1.Temyiz olunan nihai kararın bozulması 6100 sayılı Yasa'nın geçici 3. maddesi yollaması ile 1086 sayılı HUMK'un 437 nci maddesinde yer alan sebeplerden birinin varlığı halinde mümkündür.

2. Eldeki uyuşmazlıkta davacılar ve hakkında kısmen kabul kararı verilen davalılar tacir olmayıp, taraflar arasında imzalanan sözleşme de 6102 sayılı TTK'nın 3. Maddesinde yer alan ticari iş niteliğinde değildir. Uyuşmazlık da ticari işten kaynaklanmadığından asıl ve birleşen davacılar, 3095 sayılı Kanun’un 2/2 maddesi uyarınca avans faizi isteminde bulunamayacaklarından davacıların yasal faize hükmedilmemesi gerektiği yönündeki temyiz itirazları yerinde görülmemiştir.

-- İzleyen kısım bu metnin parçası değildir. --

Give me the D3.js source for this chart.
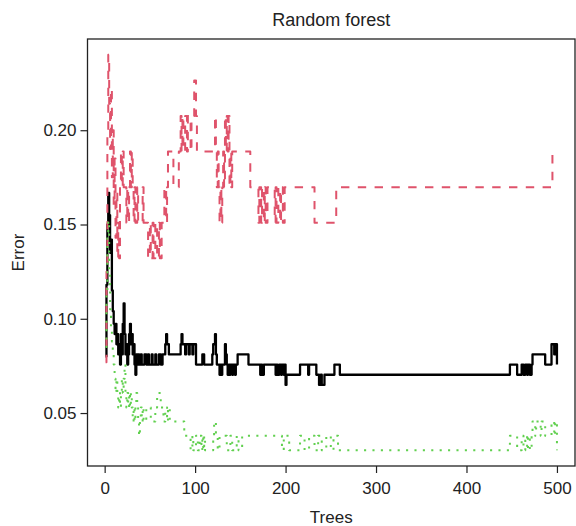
<!DOCTYPE html>
<html><head><meta charset="utf-8">
<script src="https://cdn.jsdelivr.net/npm/d3@7/dist/d3.min.js"></script>
<style>
body{margin:0;background:#fff}
text{font-family:"Liberation Sans",Arial,Helvetica,sans-serif;fill:#222}
</style>
</head><body>
<svg id="chart" width="576" height="526"></svg>
<script>
// ---- data: change points (tree number where the error value changes) ----
const oobTree = [
 1,2,3,4,5,6,7,8,9,10,11,12,13,14,15,16,17,18,19,20,
 21,22,23,24,25,26,27,28,29,30,31,32,33,34,35,36,37,
 38,40,41,44,46,48,49,52,53,56,57,60,62,64,
 67,68,69,71,84,85,86,89,90,93,94,97,98,
 101,108,110,119,120,122,123,124,127,128,129,130,133,134,135,136,137,138,139,
 141,142,144,145,147,159,172,173,174,176,189,190,191,193,195,196,198,199,
 200,201,216,225,226,234,237,239,240,243,254,260,
 448,456,461,463,465,467,468,470,472,473,487,494,497,498,500];
const oobErr = [
 0.080,0.118,0.150,0.1667,0.155,0.135,0.142,0.115,0.104,0.0973,0.0919,0.0973,0.0865,0.0919,0.0811,0.0865,0.0757,0.0919,0.0811,0.0973,
 0.1081,0.0919,0.0811,0.0865,0.0757,0.0811,0.0919,0.0973,0.0865,0.0919,0.0811,0.0865,0.0757,0.0703,0.0811,0.0757,0.0811,
 0.0757,0.0811,0.0757,0.0811,0.0757,0.0811,0.0757,0.0811,0.0757,0.0811,0.0757,0.0811,0.0757,0.0811,
 0.0865,0.0919,0.0865,0.0811,0.0865,0.0919,0.0865,0.0811,0.0865,0.0811,0.0865,0.0811,0.0865,
 0.0757,0.0811,0.0757,0.0811,0.0865,0.0919,0.0811,0.0757,0.0703,0.0757,0.0703,0.0757,0.0865,0.0811,0.0757,0.0703,0.0757,0.0703,0.0757,
 0.0703,0.0757,0.0703,0.0757,0.0811,0.0757,0.0703,0.0757,0.0703,0.0757,0.0703,0.0757,0.0703,0.0757,0.0703,0.0757,0.0703,0.0757,
 0.0649,0.0703,0.0757,0.0703,0.0757,0.0703,0.0649,0.0703,0.0649,0.0703,0.0757,0.0703,
 0.0757,0.0703,0.0757,0.0703,0.0757,0.0703,0.0757,0.0703,0.0757,0.0811,0.0757,0.0865,0.0811,0.0865,0.0757];

const class1Tree = [
 1,2,3,4,5,6,7,8,9,10,11,12,13,14,15,16,17,18,19,20,21,
 24,25,26,27,28,29,30,31,32,33,34,
 36,37,42,43,
 48,50,51,53,54,56,58,60,61,63,
 66,68,69,70,76,
 82,84,85,86,87,89,91,92,95,96,99,101,102,
 122,123,124,125,126,127,128,129,130,131,132,133,134,135,136,137,138,139,140,141,
 161,
 170,171,173,174,176,177,178,180,
 188,189,190,192,194,195,197,199,
 232,256,495,500];
const class1Err = [
 0.077,0.125,0.200,0.240,0.214,0.190,0.222,0.175,0.200,0.160,0.185,0.143,0.167,0.1321,0.1509,0.1321,0.1698,0.1887,0.1698,0.1887,0.1698,
 0.1509,0.1698,0.1509,0.1698,0.1887,0.1698,0.1887,0.1698,0.1509,0.1698,0.1509,
 0.1698,0.1509,0.1698,0.1509,
 0.1321,0.1509,0.1321,0.1509,0.1321,0.1509,0.1321,0.1509,0.1321,0.1509,
 0.1698,0.1509,0.1698,0.1887,0.1698,
 0.1887,0.2075,0.1887,0.2075,0.1887,0.2075,0.1887,0.2075,0.1887,0.2075,0.2264,0.2075,0.1887,
 0.2075,0.1887,0.1698,0.1887,0.1698,0.1509,0.1698,0.1509,0.1698,0.1887,0.1698,0.2075,0.1887,0.2075,0.1887,0.2075,0.1698,0.1887,0.1698,0.1887,
 0.1698,
 0.1509,0.1698,0.1509,0.1698,0.1509,0.1698,0.1509,0.1698,
 0.1509,0.1698,0.1509,0.1698,0.1509,0.1698,0.1509,0.1698,
 0.1509,0.1698,0.1887,0.1887];

const class2Tree = [
 1,2,3,4,5,6,7,8,9,10,11,12,13,14,15,16,17,18,19,20,
 21,22,23,24,25,26,27,28,29,30,31,32,33,34,35,36,37,38,39,40,
 41,42,43,46,51,56,58,62,65,67,69,70,72,88,95,97,98,
 101,103,105,107,108,109,110,111,120,121,123,125,127,135,139,141,146,148,152,
 196,198,204,216,221,226,232,236,240,245,250,253,258,
 448,456,461,463,465,467,468,470,472,473,476,477,482,483,487,494,497,498,500];
const class2Err = [
 0.085,0.115,0.145,0.152,0.125,0.105,0.095,0.088,0.0833,0.0758,0.0682,0.0606,0.0682,0.0606,0.0530,0.0606,0.0530,0.0606,0.0682,0.0606,
 0.0682,0.0758,0.0606,0.0530,0.0606,0.0530,0.0606,0.0530,0.0606,0.0530,0.0455,0.0530,0.0455,0.0530,0.0606,0.0530,0.0455,0.0379,0.0455,0.0530,
 0.0455,0.0530,0.0455,0.0530,0.0455,0.0530,0.0606,0.0530,0.0455,0.0530,0.0455,0.0530,0.0455,0.0379,0.0303,0.0379,0.0303,
 0.0379,0.0303,0.0379,0.0303,0.0379,0.0303,0.0379,0.0303,0.0379,0.0455,0.0379,0.0303,0.0379,0.0303,0.0379,0.0303,0.0379,0.0303,0.0379,
 0.0303,0.0379,0.0303,0.0379,0.0303,0.0379,0.0303,0.0379,0.0303,0.0379,0.0303,0.0379,0.0303,
 0.0379,0.0303,0.0379,0.0303,0.0379,0.0303,0.0379,0.0303,0.0379,0.0455,0.0379,0.0455,0.0379,0.0455,0.0379,0.0455,0.0379,0.0455,0.0303];

const xTicks = [0, 100, 200, 300, 400, 500];
const yTicks = [0.05, 0.10, 0.15, 0.20];
const seriesNames = ["OOB", "1", "2"];
const seriesColors = ["#000000", "#DF536B", "#61D04F"];
const seriesDash = [null, "8.4,8.4", "2.1,6.3"];
const titleText = "Random forest";
const xLabel = "Trees";
const yLabel = "Error";

// ---- layout ----
const plot = {left: 87.5, right: 575, top: 39, bottom: 466};
const svg = d3.select("#chart");
const FS = 17;

const series = [
  {tree: oobTree, err: oobErr},
  {tree: class1Tree, err: class1Err},
  {tree: class2Tree, err: class2Err}
];
const allErr = oobErr.concat(class1Err, class2Err);
const yExt = d3.extent(allErr);
const xExt = [1, 500];
const pad = (e) => { const d = (e[1] - e[0]) * 0.04; return [e[0] - d, e[1] + d]; };

const x = d3.scaleLinear().domain(pad(xExt)).range([plot.left, plot.right]);
const y = d3.scaleLinear().domain(pad(yExt)).range([plot.bottom, plot.top]);

// series lines
series.forEach((s, i) => {
  const pts = s.tree.map((t, j) => [t, s.err[j]]);
  const line = d3.line().x(d => x(d[0])).y(d => y(d[1])).curve(d3.curveStepAfter);
  const p = svg.append("path")
    .attr("d", line(pts))
    .attr("fill", "none")
    .attr("stroke", seriesColors[i])
    .attr("stroke-width", i === 0 ? 2.3 : 2)
    .attr("stroke-linejoin", "round")
    .attr("data-name", seriesNames[i]);
  if (seriesDash[i]) p.attr("stroke-dasharray", seriesDash[i]);
});

// box
svg.append("rect")
  .attr("x", plot.left).attr("y", plot.top)
  .attr("width", plot.right - plot.left).attr("height", plot.bottom - plot.top)
  .attr("fill", "none").attr("stroke", "#222").attr("stroke-width", 1.3);

// axes
const xAxis = d3.axisBottom(x).tickValues(xTicks).tickSize(7).tickPadding(9).tickFormat(d3.format("d"));
const gx = svg.append("g").attr("transform", `translate(0,${plot.bottom})`).call(xAxis);
gx.select(".domain").remove();
gx.selectAll(".tick line").attr("stroke", "#222").attr("stroke-width", 1.2);
gx.selectAll(".tick text").attr("font-size", FS).style("fill", "#222");

const yAxis = d3.axisLeft(y).tickValues(yTicks).tickSize(7).tickPadding(4).tickFormat(d3.format(".2f"));
const gy = svg.append("g").attr("transform", `translate(${plot.left},0)`).call(yAxis);
gy.select(".domain").remove();
gy.selectAll(".tick line").attr("stroke", "#222").attr("stroke-width", 1.2);
gy.selectAll(".tick text").attr("font-size", FS).style("fill", "#222");

svg.selectAll("g text").attr("font-family", '"Liberation Sans",Arial,sans-serif');

// titles
svg.append("text").attr("x", (plot.left + plot.right) / 2).attr("y", 26)
  .attr("text-anchor", "middle").attr("font-size", 18).text(titleText);
svg.append("text").attr("x", (plot.left + plot.right) / 2).attr("y", 523)
  .attr("text-anchor", "middle").attr("font-size", FS).text(xLabel);
svg.append("text").attr("transform", `translate(24,${(plot.top + plot.bottom) / 2}) rotate(-90)`)
  .attr("text-anchor", "middle").attr("font-size", FS).text(yLabel);
</script>
</body></html>
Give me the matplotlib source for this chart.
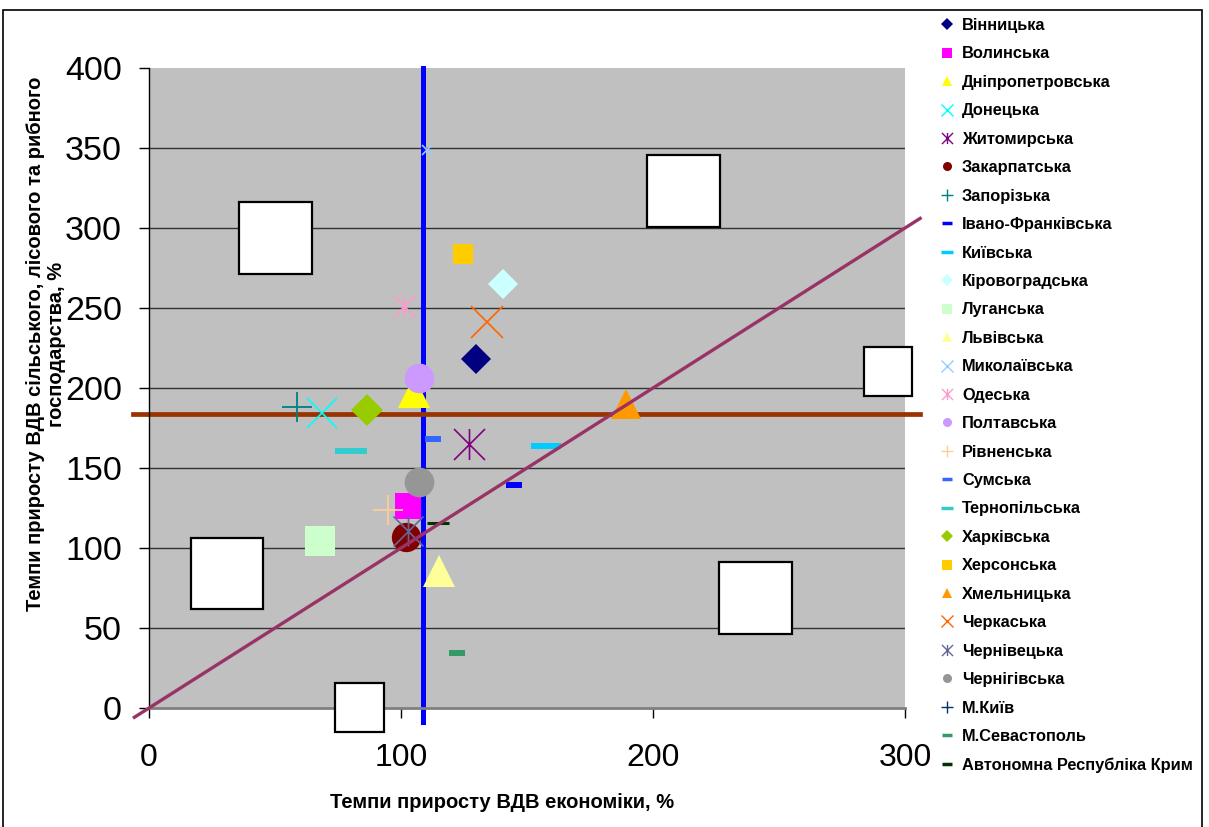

3.Temyizen incelenen karar, tarafların karşılıklı iddia ve savunmalarına, dayandıkları belgelere, uyuşmazlığa uygulanması gereken hukuk kuralları ile hukuki ilişkinin nitelendirilmesine, dava şartlarına, yargılama ve ispat kuralları ile (IV/B.) numaralı paragrafta yer verilen mahkeme kararında belirtilen gerekçelere göre usul ve kanuna uygun olup taraflarca temyiz dilekçelerinde ileri sürülen nedenler kararın bozulmasını gerektirecek nitelikte görülmemiştir.

VI.KARAR

Açıklanan sebeplerle;

Taraf vekillerinin yerinde görülmeyen tüm temyiz itirazlarının reddi ile usul ve kanuna uygun olan kararın ONANMASINA,

Dosyanın mahkemesine gönderilmesine,

Aşağıda yazılı bakiye temyiz harçlarının temyiz edenlere yükletilmesine,

6100 sayılı HMK'nın Geçici Madde 3 atfıyla 1086 sayılı HUMK'nın 440. maddesi gereğince karar düzeltme yolu kapalı olmak üzere,

18/01/2023 tarihinde oy birliğiyle karar verildi.